Saturninus and Tamora return from their consummation, and Saturninus immediately rails against Bassianus and Titus. He threatens revenge until Tamora, the newly-crowned queen, interjects and entreats him to forgive them. She whispers to Saturninus that she will "find a day to massacre them all," promising revenge on Titus because he sacrificed Alarbus despite her pleas for his life. Saturninus agrees to forgive Titus and the rest of his family. Having regained the emperor's favor (or so he thinks), Titus invites Saturninus to join him in a hunt the following day.

Analysis

Titus is simultaneously very familiar and very strange to someone who has read Shakespeare's more famous works: almost like Shakespeare as seen in a funhouse mirror. Many of the themes that he explores later in his career are present here: revenge, primogeniture, marriage. And one can detect shades of Lady Macbeth in Tamora, hints of King Lear in Titus, and other character similarities even after only one Act. But all of these recognizably Shakespearean features unfold against an unfamiliarly grotesque backdrop. Even from the very beginning of the play, the characters and actions in Titus seem more horrific than is typical of Shakespeare.

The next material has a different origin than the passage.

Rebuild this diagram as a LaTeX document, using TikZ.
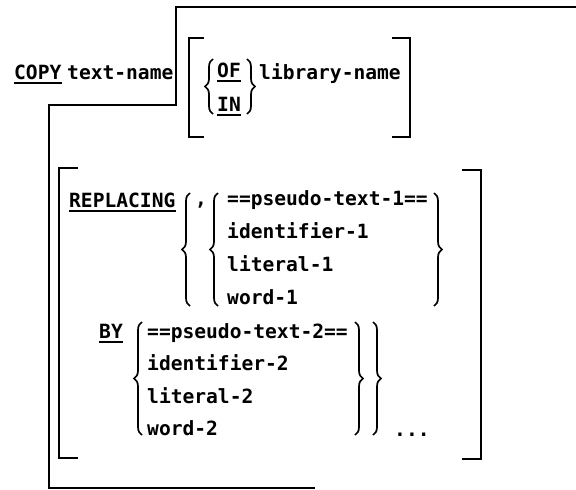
\documentclass[tikz,border=0pt]{standalone}
\usepackage{fontspec}
\setmonofont{DejaVu Sans Mono}
\usetikzlibrary{decorations.pathreplacing}

\begin{document}
\begin{tikzpicture}[x=1pt, y=-1pt,
    txt/.style={anchor=base west, inner sep=0pt, font=\fontsize{19.6}{22}\selectfont\ttfamily\bfseries},
    rule/.style={line width=1.7pt},
    ul/.style={line width=1.6pt},
    br/.style={line width=1.7pt, decorate, decoration={brace, amplitude=8pt}}]

  \useasboundingbox (0,0) rectangle (576,490);

  % outer frame
  \draw[rule] (576,7) -- (176,7) -- (176,105) -- (49,105) -- (49,488) -- (315,488);

  % first line
  \node[txt] (copy) at (14,79) {COPY};
  \node[txt] (tname) at (67,79) {text-name};
  \draw[ul] ([yshift=-4pt]copy.base west) -- ([yshift=-4pt]copy.base east);

  \draw[rule] (204,38) -- (189,38) -- (189,137) -- (204,137);
  \draw[rule] (392,38) -- (410,38) -- (410,137) -- (392,137);

  \node[txt] (of) at (217,77) {OF};
  \node[txt] (in) at (217,111) {IN};
  \draw[ul] ([yshift=-4pt]of.base west) -- ([yshift=-4pt]of.base east);
  \draw[ul] ([yshift=-4pt]in.base west) -- ([yshift=-4pt]in.base east);
  \draw[br] (213,114) -- (213,59);
  \draw[br] (247,59) -- (247,114);
  \node[txt] (lname) at (259,79) {library-name};

  % replacing clause
  \draw[rule] (78,168) -- (59,168) -- (59,458) -- (78,458);
  \draw[rule] (462,170) -- (481,170) -- (481,459) -- (462,459);

  \node[txt] (repl) at (69,207) {REPLACING};
  \draw[ul] ([yshift=-4pt]repl.base west) -- ([yshift=-4pt]repl.base east);
  \draw[br] (190,306) -- (190,193);
  \node[txt] (comma) at (195,205) {,};
  \draw[br] (218,306) -- (218,193);
  \foreach \t [count=\i] in {==pseudo-text-1==, identifier-1, literal-1, word-1}
    \node[txt] (a\i) at (227,{172+33*\i}) {\t};
  \draw[br] (434,193) -- (434,306);

  \node[txt] (by) at (99,338) {BY};
  \draw[ul] ([yshift=-4pt]by.base west) -- ([yshift=-4pt]by.base east);
  \draw[br] (142,435) -- (142,322);
  \foreach \t [count=\i] in {==pseudo-text-2==, identifier-2, literal-2, word-2}
    \node[txt] (b\i) at (147,{305.5+32.5*\i}) {\t};
  \draw[br] (355,322) -- (355,435);
  \draw[br] (373,322) -- (373,435);
  \node[txt] (dots) at (394,436) {...};

\end{tikzpicture}
\end{document}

The most obvious example of this in the first Act is the presence of extreme violence. Certainly later works contained instances of murder and mayhem: all of his major tragedies end with death. But the violence in Titus is unique. For one thing, horrific, ritualistic acts of violence occur right from the play's beginning. The deaths in Shakespeare's later plays almost always occur in later Acts, after they have been keenly anticipated and their consequences considered. The violence in the third Act - and indeed throughout the play - is quite different: random, brutal, and ineloquent. People are killed on a whim, limbs lopped off almost merrily. This is not violence in the pursuit of power, as in Macbeth, or as a form of revenge, as in Hamlet. It is simple chaos.

And who is the perpetrator of these initial acts of violence? The namesake of our play, Titus Andronicus. Titus' first major action is to sacrifice Alarbus despite the eloquent pleading of Tamora. His second is to give his daughter - whom he presumably knows is promised to Bassianus - to the unlikable Saturninus. His third is to kill one of his four remaining sons. This is our hero? It is almost impossible to sympathize with his zealous, almost nonsensical devotion to Rome - a corrupt, factious state that he helps to make all the more corrupt by giving Saturninus power. And what is more, Shakespeare makes no effort to win Titus sympathy. He displays Titus' coldhearted murderousness in the sacrifice of Alarbus and the murder of Mutius. Even the Goths - no strangers to barbarous acts, as we shall see - declare that they are not "half so barbarous" as Rome, and lament Titus' "cruel irreligious piety." Titus, in any other Shakespearean play, would be a sanctimonious villain; here, however, he is our tragic hero.

Titus' behavior - his chaotic actions in the name of Roman order, his barbarity in the name of civilization - gets at the chief thematic mode of Titus: contradiction. Titus' unthinking devotion to traditional Roman customs is actually bad for the state. His idea of honor - forcing his daughter to break her betrothal - is actually (and quite obviously) dishonorable. And this kind of ambiguity exists in many characters besides Titus. Shakespeare consistently confounds dualisms - male/female, barbaric/civilized, weak/powerful - in ways that define his characters. Saturninus, for instance, is ambiguous in terms of his power. He has no power at the beginning of the play, but Titus soon grants him absolute power, after which he reveals himself to be under Tamora's control; thus he is defined by both the weakness of his character and the power of his official status as emperor. Tamora, too, is a character with innate ambiguities. She is sympathetic in her first appearance, when she is seen pleading for her son's life, but becomes increasingly unsympathetic as the play progresses. Moreover, she contains both masculine and feminine qualities - she attracts Saturninus because she is a "goodly lady," only to insist to the emperor, once she is his queen, "be ruled by me."

Even at the level of language, as in the oxymoron "irreligious piety," there is central ambiguity. The language of Titus reflects the actions of its characters. Notice that almost all of Titus is written in end-stopped poetry - that is to say, almost every line of poetry ends with a pause, whether a natural break in the syntax of a sentence or a punctuation mark. This is in some ways typical of early Shakespeare. His Henry VI plays, for instance, are composed almost completely in end-stopped lines. But in Titus this rigid, formal style, which contrasts so oddly with the chaotic actions contained in the style, enacts the kind of ambiguity we see on the level of characters. The poetry itself is like Titus - brutally formal, barbaric yet civilized, oxymoronic. Its blunt, rushing formality is quite noticeable when you read the lines aloud - as they would be, of course, in performance. The effect of so many regularized lines about such grotesque events is numbing; it subtly dehumanizes the speakers of the poetry, revealing the corrupt yet militaristically ordered society of the late Roman Empire. Just as Titus is hardly sympathetic, so too the poetry of his play is hardly human. Both characters and language cooperate in constructing the bleak stage - rigid yet chaotic - upon which the escalating tragedy of Titus unfolds.